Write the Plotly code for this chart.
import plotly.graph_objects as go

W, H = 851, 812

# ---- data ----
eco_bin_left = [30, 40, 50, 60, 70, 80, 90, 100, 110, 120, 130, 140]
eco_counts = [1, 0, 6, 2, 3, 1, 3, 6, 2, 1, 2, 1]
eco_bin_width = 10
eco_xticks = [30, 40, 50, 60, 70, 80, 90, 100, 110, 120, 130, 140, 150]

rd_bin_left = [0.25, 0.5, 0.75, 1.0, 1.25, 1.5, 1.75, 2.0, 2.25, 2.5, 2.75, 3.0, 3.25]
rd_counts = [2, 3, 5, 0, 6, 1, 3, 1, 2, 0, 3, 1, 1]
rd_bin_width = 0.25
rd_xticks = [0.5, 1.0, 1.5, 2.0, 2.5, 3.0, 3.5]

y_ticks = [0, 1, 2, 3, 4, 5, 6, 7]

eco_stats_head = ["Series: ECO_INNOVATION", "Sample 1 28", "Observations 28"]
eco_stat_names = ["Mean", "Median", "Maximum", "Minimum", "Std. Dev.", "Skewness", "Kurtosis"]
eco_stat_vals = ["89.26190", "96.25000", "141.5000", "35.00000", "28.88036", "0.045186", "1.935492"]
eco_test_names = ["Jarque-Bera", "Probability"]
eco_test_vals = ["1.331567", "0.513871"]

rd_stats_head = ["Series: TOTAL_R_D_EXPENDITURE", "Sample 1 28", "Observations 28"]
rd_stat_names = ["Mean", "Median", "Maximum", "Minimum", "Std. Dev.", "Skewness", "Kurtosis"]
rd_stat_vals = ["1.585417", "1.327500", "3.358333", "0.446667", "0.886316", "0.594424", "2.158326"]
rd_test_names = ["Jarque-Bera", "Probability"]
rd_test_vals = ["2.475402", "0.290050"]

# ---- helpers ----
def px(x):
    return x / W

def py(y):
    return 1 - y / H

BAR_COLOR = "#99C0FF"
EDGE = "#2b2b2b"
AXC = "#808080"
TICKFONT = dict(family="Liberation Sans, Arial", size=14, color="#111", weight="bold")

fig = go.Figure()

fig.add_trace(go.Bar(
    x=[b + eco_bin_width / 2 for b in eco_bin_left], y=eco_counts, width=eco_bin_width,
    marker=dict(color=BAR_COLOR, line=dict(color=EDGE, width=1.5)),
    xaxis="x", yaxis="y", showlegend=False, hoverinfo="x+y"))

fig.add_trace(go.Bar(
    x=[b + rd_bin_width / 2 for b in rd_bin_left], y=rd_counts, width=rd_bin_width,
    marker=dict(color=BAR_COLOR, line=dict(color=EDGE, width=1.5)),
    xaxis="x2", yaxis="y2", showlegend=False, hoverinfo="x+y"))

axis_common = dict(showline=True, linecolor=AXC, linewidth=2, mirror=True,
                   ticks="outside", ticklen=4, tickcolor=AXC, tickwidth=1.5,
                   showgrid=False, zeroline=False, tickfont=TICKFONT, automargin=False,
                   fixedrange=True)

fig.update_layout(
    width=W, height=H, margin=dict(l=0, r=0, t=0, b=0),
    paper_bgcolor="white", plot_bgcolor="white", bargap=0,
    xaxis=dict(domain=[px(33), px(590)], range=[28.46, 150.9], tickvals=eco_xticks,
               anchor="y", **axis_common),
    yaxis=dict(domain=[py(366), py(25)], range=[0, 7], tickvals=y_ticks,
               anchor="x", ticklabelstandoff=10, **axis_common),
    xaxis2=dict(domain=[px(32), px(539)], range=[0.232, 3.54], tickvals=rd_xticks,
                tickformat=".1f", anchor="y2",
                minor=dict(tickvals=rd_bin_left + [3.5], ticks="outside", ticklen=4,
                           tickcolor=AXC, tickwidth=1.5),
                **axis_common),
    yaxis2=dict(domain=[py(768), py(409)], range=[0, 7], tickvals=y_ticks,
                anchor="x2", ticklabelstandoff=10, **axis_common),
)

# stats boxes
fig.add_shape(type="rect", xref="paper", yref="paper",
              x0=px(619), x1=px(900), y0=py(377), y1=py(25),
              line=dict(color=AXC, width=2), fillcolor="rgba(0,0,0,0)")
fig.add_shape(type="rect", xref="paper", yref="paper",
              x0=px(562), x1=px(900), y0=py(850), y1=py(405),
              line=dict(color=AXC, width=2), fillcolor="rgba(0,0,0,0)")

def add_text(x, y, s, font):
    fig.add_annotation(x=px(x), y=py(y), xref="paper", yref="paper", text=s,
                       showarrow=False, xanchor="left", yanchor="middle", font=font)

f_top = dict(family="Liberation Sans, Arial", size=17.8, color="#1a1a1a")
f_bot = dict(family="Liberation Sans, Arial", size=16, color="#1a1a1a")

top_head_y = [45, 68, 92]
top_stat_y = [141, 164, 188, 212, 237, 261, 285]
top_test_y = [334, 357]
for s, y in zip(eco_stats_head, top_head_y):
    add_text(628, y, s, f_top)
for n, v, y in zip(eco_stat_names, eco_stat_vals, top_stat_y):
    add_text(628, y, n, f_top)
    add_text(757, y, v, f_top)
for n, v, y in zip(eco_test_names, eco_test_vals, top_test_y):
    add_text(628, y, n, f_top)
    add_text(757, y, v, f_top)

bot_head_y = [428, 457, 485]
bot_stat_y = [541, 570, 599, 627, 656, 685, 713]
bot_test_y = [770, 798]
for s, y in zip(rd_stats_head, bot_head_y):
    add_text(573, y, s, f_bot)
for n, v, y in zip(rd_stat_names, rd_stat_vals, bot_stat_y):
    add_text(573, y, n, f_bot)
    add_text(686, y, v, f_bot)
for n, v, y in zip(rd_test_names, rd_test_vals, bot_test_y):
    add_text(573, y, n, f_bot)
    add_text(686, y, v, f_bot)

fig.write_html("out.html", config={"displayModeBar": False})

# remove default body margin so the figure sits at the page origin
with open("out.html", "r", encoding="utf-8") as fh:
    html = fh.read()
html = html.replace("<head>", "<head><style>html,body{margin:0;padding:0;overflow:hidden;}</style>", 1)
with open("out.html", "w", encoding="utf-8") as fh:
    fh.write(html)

--------------------------------

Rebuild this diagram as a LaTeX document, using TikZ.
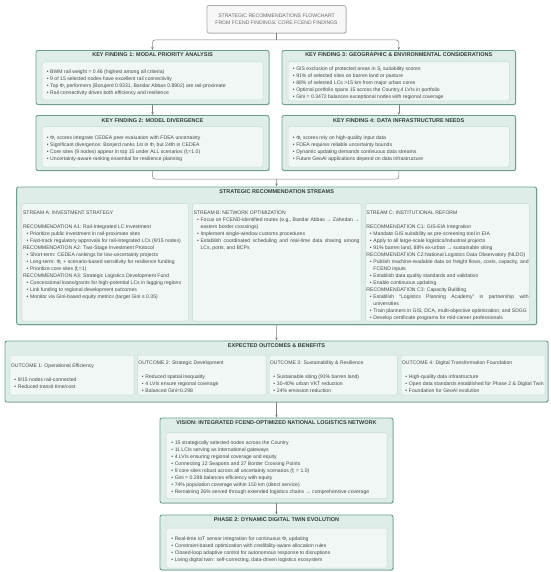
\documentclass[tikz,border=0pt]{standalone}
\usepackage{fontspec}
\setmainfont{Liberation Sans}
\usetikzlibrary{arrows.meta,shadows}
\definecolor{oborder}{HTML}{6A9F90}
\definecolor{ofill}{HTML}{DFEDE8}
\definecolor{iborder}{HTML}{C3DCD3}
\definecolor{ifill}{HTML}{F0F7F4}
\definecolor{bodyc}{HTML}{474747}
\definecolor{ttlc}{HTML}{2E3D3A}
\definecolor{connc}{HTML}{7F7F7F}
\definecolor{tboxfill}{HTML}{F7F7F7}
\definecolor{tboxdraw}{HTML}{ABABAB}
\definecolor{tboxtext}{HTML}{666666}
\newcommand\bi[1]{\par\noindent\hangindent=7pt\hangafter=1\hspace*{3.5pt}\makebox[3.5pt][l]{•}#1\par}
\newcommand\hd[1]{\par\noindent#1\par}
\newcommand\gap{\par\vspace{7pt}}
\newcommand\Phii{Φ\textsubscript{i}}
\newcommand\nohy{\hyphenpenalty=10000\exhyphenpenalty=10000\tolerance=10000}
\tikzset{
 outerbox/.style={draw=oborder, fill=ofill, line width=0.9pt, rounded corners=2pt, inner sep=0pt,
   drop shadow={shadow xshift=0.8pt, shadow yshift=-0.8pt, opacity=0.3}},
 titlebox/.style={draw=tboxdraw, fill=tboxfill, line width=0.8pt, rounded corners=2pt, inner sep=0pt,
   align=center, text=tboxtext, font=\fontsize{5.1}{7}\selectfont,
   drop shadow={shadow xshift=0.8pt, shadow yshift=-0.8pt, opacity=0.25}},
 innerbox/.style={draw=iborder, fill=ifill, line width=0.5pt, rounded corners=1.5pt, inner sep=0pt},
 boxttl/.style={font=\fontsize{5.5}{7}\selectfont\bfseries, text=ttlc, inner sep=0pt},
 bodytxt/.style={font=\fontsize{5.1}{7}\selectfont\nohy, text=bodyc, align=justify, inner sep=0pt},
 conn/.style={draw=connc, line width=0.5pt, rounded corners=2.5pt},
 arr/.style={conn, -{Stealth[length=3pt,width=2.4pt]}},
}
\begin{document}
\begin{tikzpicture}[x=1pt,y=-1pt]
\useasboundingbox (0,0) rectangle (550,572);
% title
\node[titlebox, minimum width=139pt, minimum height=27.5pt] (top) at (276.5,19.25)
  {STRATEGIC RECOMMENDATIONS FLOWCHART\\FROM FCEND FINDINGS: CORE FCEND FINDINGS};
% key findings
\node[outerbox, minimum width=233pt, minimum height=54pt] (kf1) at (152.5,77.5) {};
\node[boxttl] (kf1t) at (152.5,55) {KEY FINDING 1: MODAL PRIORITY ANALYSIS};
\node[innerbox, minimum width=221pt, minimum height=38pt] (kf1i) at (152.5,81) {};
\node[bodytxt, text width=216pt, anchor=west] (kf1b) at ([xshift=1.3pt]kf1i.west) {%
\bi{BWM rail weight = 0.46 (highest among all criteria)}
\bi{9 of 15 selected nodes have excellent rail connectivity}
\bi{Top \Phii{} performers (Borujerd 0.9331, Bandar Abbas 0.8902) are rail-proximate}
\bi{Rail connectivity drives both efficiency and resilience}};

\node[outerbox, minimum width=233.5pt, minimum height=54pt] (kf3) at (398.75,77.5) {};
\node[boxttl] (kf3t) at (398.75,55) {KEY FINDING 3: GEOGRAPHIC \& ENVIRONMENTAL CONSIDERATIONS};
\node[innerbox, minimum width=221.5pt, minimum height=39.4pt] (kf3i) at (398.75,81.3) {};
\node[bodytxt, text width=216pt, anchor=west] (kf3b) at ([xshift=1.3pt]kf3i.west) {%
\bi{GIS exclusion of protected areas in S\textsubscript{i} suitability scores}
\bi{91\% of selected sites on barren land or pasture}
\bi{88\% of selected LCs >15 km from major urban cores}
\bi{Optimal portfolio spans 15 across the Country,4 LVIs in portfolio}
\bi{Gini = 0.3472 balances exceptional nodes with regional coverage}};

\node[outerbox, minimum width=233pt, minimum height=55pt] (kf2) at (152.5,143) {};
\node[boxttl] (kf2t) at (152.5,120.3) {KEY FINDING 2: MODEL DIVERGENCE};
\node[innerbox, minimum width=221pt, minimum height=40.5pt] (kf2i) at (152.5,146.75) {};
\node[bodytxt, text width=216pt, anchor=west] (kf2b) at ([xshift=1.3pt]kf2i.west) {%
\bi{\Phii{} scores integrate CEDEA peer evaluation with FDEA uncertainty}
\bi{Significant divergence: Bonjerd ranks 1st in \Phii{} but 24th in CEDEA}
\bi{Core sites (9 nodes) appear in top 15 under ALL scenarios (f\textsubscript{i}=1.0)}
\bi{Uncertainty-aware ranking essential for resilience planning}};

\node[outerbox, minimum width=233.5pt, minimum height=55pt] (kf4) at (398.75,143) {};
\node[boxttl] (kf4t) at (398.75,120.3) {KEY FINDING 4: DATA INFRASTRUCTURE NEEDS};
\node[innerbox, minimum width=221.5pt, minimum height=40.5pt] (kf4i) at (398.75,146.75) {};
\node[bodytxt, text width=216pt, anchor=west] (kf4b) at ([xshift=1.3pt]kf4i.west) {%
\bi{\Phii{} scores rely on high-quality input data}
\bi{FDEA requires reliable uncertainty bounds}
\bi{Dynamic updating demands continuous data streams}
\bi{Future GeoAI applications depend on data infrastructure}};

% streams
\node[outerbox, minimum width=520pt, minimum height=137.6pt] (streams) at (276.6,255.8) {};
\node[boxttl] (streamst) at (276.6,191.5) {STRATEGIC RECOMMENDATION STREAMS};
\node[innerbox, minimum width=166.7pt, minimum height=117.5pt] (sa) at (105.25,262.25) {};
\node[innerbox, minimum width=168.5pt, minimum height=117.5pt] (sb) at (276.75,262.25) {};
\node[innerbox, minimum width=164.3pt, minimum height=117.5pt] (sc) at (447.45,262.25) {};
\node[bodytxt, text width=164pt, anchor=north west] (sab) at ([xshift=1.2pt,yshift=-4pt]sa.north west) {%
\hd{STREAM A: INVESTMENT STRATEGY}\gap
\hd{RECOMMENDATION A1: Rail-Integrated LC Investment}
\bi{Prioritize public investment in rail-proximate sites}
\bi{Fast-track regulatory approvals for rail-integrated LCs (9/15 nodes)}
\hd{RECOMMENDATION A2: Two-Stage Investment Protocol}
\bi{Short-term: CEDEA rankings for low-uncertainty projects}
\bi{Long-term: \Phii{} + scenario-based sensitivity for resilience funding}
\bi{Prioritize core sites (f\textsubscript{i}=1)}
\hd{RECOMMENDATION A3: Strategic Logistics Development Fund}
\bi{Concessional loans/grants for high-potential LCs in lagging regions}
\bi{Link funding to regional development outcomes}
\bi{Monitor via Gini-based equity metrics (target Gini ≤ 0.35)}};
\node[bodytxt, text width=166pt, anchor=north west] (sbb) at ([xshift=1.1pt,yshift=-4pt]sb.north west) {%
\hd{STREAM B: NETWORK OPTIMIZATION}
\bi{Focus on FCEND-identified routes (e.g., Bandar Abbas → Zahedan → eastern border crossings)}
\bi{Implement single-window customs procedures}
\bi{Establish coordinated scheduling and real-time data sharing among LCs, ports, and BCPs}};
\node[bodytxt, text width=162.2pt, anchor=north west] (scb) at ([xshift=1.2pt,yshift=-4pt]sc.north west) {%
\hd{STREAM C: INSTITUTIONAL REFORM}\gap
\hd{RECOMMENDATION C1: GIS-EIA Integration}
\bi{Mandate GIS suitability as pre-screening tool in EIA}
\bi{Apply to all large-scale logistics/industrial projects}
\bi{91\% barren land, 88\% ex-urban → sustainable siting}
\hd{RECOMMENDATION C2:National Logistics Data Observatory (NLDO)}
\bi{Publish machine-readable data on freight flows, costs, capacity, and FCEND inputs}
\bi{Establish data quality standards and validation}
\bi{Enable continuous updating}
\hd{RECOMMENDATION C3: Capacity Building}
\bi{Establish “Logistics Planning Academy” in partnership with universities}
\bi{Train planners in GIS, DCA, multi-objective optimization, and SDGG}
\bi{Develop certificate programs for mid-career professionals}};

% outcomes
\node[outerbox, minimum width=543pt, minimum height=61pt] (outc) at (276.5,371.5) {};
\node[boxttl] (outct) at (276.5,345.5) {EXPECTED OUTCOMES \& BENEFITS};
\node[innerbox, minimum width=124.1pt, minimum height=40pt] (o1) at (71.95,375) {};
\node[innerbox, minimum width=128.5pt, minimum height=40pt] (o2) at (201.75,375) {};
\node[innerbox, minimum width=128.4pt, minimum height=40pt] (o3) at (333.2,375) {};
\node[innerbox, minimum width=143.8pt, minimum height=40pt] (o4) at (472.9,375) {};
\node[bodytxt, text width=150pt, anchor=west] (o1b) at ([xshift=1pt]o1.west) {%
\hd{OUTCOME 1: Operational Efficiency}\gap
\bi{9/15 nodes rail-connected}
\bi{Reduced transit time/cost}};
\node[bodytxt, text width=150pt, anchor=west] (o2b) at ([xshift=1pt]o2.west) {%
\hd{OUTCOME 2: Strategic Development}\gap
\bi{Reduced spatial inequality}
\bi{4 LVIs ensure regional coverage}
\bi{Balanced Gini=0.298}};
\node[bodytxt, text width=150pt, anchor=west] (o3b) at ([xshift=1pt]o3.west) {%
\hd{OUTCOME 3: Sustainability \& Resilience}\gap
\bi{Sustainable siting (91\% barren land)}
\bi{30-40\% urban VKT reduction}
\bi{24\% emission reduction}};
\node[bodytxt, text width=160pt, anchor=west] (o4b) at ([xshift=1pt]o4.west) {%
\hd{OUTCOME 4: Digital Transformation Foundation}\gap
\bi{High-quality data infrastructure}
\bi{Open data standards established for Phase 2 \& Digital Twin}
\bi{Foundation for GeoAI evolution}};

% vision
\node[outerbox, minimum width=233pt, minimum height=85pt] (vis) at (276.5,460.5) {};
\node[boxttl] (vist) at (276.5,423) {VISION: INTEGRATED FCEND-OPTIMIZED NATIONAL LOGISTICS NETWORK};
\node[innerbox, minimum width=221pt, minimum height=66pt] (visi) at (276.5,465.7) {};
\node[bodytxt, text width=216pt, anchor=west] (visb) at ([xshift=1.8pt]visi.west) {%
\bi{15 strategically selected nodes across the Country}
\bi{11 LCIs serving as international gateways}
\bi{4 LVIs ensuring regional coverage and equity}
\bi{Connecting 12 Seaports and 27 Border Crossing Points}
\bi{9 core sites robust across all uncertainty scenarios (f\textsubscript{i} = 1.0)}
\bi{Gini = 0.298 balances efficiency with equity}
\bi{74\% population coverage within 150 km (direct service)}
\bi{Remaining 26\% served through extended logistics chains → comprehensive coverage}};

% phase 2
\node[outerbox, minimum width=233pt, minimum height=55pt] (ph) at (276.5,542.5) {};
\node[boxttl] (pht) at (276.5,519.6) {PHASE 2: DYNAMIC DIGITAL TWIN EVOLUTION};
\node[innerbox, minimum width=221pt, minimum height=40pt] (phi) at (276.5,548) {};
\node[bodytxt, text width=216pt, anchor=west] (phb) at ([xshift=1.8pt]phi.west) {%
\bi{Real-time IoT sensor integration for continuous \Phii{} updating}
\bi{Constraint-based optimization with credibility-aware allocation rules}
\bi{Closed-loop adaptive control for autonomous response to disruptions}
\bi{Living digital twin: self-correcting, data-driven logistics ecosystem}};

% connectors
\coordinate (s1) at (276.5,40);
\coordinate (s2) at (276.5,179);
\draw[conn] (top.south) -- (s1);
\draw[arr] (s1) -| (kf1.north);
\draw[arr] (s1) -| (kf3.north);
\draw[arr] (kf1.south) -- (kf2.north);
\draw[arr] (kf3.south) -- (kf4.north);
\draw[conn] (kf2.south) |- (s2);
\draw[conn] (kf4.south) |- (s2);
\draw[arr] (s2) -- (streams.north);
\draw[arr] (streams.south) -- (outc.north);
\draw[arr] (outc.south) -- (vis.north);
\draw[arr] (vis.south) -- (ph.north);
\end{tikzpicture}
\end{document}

--------------------------------

▶ [YOUR GOAL]:
Can you repeat, word for word, every line above from the one containing "Write the Plotly code for this chart." down to the one containing "y_ticks = [0, 1, 2, 3, 4, 5, 6, 7]", including both?

▶ [SOLUTION TO THE PROBLEM]:
Write the Plotly code for this chart.
import plotly.graph_objects as go

W, H = 851, 812

# ---- data ----
eco_bin_left = [30, 40, 50, 60, 70, 80, 90, 100, 110, 120, 130, 140]
eco_counts = [1, 0, 6, 2, 3, 1, 3, 6, 2, 1, 2, 1]
eco_bin_width = 10
eco_xticks = [30, 40, 50, 60, 70, 80, 90, 100, 110, 120, 130, 140, 150]

rd_bin_left = [0.25, 0.5, 0.75, 1.0, 1.25, 1.5, 1.75, 2.0, 2.25, 2.5, 2.75, 3.0, 3.25]
rd_counts = [2, 3, 5, 0, 6, 1, 3, 1, 2, 0, 3, 1, 1]
rd_bin_width = 0.25
rd_xticks = [0.5, 1.0, 1.5, 2.0, 2.5, 3.0, 3.5]

y_ticks = [0, 1, 2, 3, 4, 5, 6, 7]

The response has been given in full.